To be done:
In the lines below, output everything from the first line through the line containing "import seaborn as sns" exactly as it is. Pictures are not part of the output.

Data block:
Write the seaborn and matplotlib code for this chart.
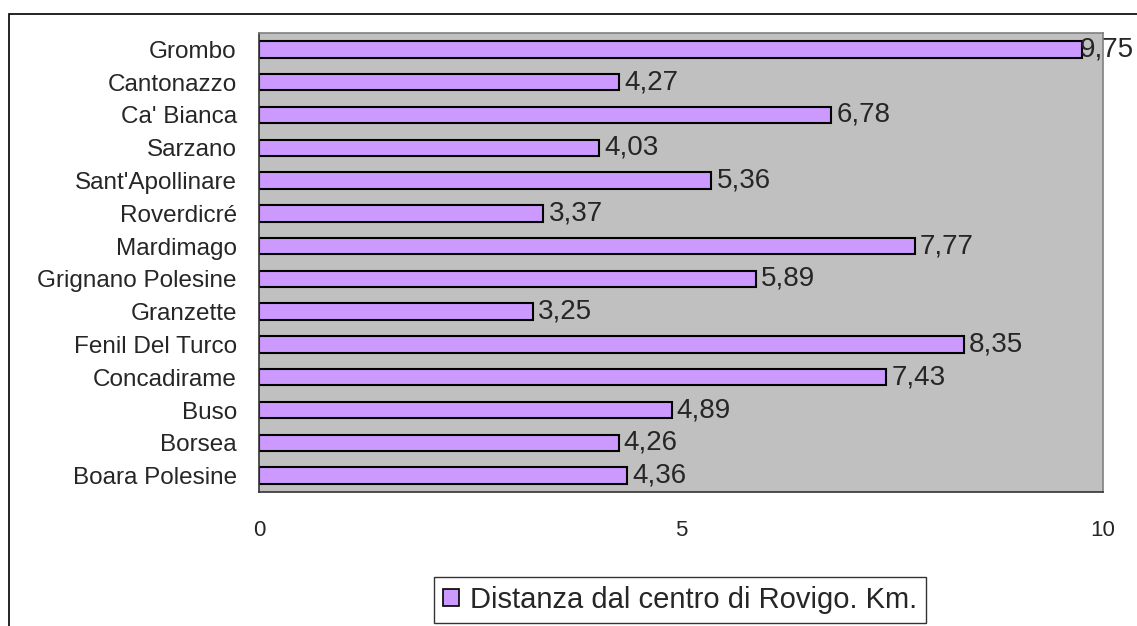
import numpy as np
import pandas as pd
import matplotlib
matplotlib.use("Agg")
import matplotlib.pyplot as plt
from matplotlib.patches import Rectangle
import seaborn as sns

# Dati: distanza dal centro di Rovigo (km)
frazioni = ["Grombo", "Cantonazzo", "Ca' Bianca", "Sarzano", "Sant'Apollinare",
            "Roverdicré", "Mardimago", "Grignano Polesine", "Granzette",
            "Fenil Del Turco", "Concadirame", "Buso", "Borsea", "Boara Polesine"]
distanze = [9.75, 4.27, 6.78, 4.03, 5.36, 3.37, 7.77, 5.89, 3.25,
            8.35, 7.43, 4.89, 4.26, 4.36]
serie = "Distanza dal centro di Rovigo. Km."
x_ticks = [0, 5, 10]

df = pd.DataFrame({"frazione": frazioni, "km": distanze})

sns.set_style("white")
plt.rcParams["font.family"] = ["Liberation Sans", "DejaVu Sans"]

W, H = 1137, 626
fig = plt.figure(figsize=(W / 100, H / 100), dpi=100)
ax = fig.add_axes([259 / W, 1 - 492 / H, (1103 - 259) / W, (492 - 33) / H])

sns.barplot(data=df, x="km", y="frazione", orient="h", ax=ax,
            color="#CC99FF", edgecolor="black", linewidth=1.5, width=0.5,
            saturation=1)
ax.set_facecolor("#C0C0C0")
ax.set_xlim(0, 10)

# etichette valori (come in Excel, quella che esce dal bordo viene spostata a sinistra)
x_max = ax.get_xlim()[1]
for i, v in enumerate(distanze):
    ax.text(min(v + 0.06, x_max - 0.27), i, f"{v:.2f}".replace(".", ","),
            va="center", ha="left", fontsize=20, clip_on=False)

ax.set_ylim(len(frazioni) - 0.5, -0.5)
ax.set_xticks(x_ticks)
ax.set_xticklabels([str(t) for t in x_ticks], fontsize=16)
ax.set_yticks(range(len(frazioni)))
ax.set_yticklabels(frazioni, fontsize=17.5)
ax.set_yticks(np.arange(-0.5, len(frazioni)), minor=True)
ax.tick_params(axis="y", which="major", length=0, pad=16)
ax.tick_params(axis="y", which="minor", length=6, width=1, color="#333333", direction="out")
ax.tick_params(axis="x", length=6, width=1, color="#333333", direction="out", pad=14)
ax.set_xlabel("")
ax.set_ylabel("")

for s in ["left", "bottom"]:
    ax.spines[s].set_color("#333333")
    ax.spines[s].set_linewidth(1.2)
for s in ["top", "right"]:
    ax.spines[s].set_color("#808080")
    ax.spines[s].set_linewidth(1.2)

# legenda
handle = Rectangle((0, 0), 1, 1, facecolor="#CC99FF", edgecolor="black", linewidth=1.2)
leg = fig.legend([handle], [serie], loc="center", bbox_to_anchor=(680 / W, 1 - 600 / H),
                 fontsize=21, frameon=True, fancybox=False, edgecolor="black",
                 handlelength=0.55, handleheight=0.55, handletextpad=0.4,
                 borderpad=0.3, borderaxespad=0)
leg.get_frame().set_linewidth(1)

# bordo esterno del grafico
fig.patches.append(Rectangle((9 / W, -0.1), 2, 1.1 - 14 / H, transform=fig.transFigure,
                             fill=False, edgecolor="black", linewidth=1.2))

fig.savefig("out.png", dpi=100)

Full solution:
Write the seaborn and matplotlib code for this chart.
import numpy as np
import pandas as pd
import matplotlib
matplotlib.use("Agg")
import matplotlib.pyplot as plt
from matplotlib.patches import Rectangle
import seaborn as sns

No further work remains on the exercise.